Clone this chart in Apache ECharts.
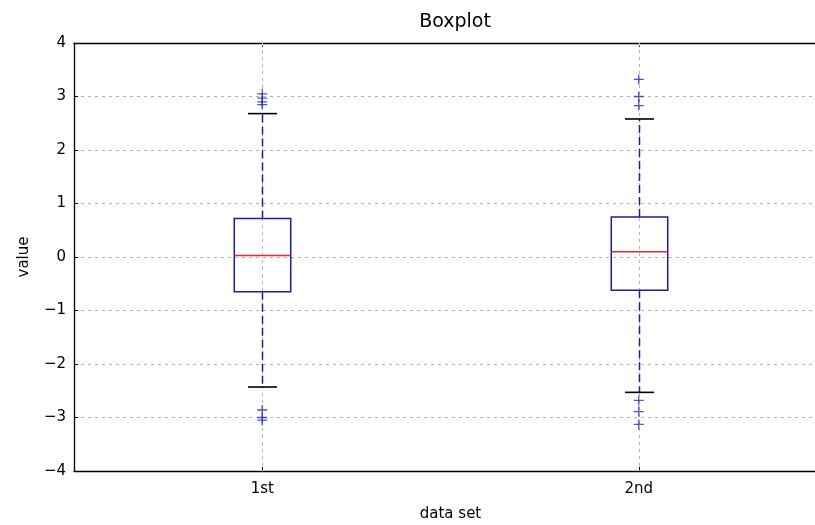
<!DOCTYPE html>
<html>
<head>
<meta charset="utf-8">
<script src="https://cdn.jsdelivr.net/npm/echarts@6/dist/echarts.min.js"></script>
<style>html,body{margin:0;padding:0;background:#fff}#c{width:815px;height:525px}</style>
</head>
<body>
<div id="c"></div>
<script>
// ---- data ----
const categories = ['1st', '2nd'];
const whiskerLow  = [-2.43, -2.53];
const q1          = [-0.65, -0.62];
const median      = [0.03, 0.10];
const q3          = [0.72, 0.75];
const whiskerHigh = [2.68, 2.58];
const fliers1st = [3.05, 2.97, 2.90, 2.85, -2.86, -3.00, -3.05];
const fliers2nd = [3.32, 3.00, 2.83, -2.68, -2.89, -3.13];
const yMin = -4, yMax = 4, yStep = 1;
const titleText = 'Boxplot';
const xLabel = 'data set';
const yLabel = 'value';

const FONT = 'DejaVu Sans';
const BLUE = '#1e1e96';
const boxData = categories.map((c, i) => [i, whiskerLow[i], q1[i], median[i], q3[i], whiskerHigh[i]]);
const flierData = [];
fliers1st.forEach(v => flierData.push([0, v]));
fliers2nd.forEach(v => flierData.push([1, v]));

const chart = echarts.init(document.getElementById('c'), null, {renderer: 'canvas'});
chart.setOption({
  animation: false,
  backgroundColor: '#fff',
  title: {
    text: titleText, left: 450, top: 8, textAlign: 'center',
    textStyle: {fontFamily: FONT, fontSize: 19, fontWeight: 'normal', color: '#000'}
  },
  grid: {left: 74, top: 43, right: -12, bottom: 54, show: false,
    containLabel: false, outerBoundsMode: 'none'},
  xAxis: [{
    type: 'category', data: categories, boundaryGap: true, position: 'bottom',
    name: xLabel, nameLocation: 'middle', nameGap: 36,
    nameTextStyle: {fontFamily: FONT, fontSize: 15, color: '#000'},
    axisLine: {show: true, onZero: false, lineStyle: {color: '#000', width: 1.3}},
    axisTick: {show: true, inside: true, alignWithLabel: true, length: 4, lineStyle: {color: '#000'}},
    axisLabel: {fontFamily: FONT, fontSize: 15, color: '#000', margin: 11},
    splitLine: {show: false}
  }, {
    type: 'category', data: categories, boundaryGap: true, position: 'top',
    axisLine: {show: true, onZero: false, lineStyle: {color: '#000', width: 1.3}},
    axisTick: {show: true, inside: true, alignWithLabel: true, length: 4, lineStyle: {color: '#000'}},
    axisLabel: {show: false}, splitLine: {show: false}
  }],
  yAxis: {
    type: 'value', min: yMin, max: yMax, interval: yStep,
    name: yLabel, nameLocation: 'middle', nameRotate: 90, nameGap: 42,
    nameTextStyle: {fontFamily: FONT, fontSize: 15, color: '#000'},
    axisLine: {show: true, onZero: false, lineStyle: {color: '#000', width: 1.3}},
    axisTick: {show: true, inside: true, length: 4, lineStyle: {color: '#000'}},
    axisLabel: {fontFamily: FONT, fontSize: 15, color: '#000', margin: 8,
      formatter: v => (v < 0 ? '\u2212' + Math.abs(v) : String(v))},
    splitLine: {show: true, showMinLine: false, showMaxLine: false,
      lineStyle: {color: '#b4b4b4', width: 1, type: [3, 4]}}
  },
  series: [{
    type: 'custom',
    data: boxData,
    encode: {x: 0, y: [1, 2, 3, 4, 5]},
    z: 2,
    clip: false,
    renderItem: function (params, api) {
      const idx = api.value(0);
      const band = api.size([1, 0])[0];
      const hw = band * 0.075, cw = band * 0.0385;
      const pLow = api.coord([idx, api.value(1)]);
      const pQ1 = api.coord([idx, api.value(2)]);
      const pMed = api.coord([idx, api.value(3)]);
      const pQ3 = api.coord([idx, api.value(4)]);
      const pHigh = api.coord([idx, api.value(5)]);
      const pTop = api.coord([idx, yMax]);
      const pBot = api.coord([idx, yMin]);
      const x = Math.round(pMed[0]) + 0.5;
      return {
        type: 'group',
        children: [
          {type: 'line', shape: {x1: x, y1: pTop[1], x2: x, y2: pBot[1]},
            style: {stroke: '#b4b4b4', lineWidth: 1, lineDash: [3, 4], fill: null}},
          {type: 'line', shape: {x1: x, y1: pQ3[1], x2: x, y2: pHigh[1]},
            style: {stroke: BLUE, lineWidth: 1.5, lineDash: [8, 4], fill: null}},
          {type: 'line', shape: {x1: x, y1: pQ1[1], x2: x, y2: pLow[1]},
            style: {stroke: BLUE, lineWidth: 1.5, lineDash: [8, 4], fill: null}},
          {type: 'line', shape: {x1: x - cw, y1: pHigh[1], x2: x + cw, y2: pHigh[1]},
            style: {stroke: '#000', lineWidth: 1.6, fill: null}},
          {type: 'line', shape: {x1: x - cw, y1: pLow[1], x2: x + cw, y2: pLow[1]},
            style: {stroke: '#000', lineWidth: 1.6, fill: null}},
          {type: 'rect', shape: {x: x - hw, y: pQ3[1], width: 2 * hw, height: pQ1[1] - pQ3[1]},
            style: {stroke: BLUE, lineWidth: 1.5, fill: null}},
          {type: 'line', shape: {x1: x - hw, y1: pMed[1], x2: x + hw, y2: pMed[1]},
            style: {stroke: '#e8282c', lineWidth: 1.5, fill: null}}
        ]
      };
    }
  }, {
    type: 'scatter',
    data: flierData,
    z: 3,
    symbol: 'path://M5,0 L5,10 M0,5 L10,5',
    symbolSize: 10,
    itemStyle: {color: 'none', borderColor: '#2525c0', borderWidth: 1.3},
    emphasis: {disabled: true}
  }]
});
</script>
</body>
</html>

:::

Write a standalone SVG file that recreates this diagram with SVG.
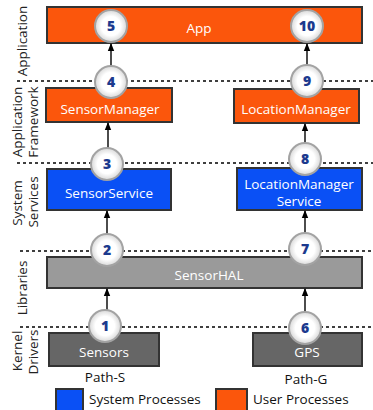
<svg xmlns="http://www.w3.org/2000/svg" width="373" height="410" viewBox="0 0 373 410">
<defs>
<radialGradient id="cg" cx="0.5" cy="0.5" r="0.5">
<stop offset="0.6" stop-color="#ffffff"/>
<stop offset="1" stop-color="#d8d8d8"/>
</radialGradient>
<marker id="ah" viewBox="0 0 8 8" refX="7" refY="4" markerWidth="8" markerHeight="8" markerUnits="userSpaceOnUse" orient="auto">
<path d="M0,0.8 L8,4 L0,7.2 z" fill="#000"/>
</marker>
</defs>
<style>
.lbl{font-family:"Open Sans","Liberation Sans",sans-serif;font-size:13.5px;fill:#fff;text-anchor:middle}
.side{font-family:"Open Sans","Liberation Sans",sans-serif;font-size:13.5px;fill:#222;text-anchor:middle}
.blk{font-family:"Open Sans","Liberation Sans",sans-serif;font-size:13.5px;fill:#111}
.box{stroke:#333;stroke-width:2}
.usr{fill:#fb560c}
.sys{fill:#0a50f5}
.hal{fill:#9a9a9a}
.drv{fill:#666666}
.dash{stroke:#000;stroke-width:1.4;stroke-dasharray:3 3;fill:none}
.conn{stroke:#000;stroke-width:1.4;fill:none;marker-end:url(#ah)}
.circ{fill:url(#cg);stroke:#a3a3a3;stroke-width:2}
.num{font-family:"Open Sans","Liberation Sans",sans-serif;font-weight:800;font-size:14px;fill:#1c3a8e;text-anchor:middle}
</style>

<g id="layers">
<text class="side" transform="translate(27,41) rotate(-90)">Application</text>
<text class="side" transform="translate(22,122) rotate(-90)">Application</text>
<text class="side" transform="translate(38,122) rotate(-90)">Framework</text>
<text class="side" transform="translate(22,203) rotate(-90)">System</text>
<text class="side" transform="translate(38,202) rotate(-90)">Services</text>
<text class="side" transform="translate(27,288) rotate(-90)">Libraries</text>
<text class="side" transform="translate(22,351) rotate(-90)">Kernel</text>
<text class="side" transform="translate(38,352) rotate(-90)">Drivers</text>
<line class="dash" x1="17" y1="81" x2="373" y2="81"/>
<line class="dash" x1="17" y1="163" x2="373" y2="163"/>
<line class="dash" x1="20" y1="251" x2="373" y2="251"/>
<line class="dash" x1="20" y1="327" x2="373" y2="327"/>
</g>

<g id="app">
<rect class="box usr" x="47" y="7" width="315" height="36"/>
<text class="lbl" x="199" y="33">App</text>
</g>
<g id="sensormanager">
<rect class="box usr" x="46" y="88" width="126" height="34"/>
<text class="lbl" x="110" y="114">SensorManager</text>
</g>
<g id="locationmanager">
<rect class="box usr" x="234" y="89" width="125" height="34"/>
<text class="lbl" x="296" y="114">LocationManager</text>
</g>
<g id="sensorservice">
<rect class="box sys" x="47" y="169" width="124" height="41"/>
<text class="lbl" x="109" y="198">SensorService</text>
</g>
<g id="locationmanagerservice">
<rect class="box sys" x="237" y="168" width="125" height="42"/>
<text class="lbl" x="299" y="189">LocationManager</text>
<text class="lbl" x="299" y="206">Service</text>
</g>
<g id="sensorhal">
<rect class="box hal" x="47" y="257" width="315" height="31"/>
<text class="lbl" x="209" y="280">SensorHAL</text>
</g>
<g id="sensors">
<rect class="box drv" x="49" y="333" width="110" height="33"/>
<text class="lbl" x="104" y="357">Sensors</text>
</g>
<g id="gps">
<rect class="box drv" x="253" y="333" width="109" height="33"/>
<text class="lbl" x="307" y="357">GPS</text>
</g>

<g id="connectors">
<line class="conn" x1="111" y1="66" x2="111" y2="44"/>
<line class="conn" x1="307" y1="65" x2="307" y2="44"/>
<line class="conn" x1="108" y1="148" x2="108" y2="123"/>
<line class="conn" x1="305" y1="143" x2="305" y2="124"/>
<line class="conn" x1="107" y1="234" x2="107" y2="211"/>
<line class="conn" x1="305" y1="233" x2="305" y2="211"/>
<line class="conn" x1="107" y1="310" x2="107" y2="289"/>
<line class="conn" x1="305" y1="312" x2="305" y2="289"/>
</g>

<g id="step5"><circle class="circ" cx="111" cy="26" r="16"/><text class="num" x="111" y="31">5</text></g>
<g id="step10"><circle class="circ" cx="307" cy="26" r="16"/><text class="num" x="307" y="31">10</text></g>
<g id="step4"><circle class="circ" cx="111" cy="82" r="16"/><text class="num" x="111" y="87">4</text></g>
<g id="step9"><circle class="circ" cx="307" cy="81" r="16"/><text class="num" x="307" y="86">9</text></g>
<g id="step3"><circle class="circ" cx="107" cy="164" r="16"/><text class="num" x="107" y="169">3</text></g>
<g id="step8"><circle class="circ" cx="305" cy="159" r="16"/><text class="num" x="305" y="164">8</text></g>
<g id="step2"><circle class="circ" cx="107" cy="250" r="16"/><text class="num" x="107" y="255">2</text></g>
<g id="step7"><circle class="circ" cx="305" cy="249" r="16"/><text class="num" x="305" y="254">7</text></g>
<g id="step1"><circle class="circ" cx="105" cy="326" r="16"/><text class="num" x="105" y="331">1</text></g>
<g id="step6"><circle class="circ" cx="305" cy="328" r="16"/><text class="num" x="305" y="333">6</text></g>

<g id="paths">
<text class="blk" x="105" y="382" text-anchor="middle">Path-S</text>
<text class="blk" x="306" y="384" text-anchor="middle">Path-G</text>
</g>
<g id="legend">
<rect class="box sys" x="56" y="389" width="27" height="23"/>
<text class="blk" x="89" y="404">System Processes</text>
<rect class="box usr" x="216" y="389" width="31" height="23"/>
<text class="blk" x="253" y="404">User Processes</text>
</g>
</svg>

:::

OBJECTIVE » Go to the line containing "Clone this chart in Apache ECharts." and copy exactly from there through the line containing "const yLabel = 'value';", both included, and nothing more. Pictures are excluded.

OUTPUT »
Clone this chart in Apache ECharts.
<!DOCTYPE html>
<html>
<head>
<meta charset="utf-8">
<script src="https://cdn.jsdelivr.net/npm/echarts@6/dist/echarts.min.js"></script>
<style>html,body{margin:0;padding:0;background:#fff}#c{width:815px;height:525px}</style>
</head>
<body>
<div id="c"></div>
<script>
// ---- data ----
const categories = ['1st', '2nd'];
const whiskerLow  = [-2.43, -2.53];
const q1          = [-0.65, -0.62];
const median      = [0.03, 0.10];
const q3          = [0.72, 0.75];
const whiskerHigh = [2.68, 2.58];
const fliers1st = [3.05, 2.97, 2.90, 2.85, -2.86, -3.00, -3.05];
const fliers2nd = [3.32, 3.00, 2.83, -2.68, -2.89, -3.13];
const yMin = -4, yMax = 4, yStep = 1;
const titleText = 'Boxplot';
const xLabel = 'data set';
const yLabel = 'value';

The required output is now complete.